22 Songs umfasst das Set am heutigen Abend insgesamt. Dabei halten Nick Cave and the Bad Seeds die Spannung mit ihrer Mischung aus alten und neuen, gefühlvollen und kantigen Songs stets aufrecht. Lediglich „Wow O Wow“, das der verstorbenen Anita Lane gewidmet ist, fällt etwas aus der Reihe. Cave und Lane waren Ende der Siebziger ein Paar und man spürt, wie sehr ihm der Song nahe geht.
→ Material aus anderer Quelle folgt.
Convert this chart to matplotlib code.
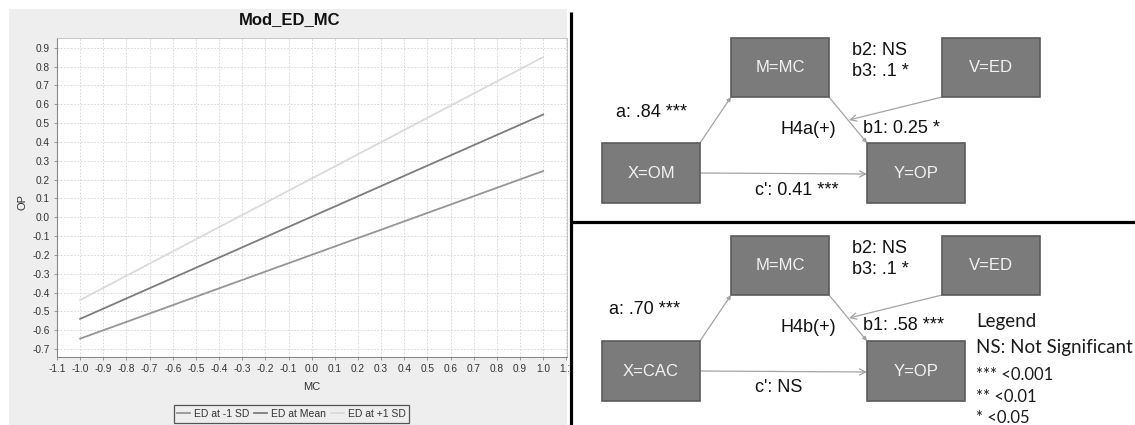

Auf der Leinwand werden Schwarz-Weiß-Bilder von Lane eingeblendet und das Stück endet – wie auf der Platte – mit der Tonaufnahme ihrer Stimme, die während eines Telefonats zwischen den beiden entstanden ist. Ich fühle mich wie ein nicht geladener Gast auf einer Beerdigungsfeier. Vielleicht ist dieser Moment einfach zu intim, das Ereignis ihres Todes zu greifbar, um zu einem gemeinschaftlichen Erlebnis zu werden.
Das jedenfalls scheint mir das Geheimnis der Magie eines Nick Cave Konzertes zu sein: Wenn Cave, unterstützt vom kraftvollen Groove seiner Band, mit dem Publikum in Kontakt tritt und sich öffnet, dann entsteht eine spürbare Verbindung. Dann ist er umwoben von den Erinnerungen an seine Songs, die viele der Anwesenden seit Jahren begleiten, dann wird er getragen von den Emotionen, die seine existentiell aufgeladenen Texte auslösen, vor allem aber gepusht von der Wechselwirkung und Energie, die entsteht zwischen seiner Hingabe, sich mit all seinen Gefühlen scheinbar schutzlos auszuliefern, und der Dankbarkeit, die ihm dafür vom Publikum entgegengebracht wird.
Man könnte dies eine Transformation nennen oder einen heiligen Moment, in dem die Zeit stillsteht. Oder, noch besser, in der Metapher des springenden Frosches davon sprechen, dass wir über zweieinhalb Stunden lang mit einem Gefühl der Freude unter der Hallendecke schweben, bevor wir – gesegnet und nach einem letzten „Good-bye“ – mit dem Verlassen der Rudolf-Weber-Arena wieder langsam zurück auf den Boden der Realität gleiten und uns zurück auf den Heimweg machen.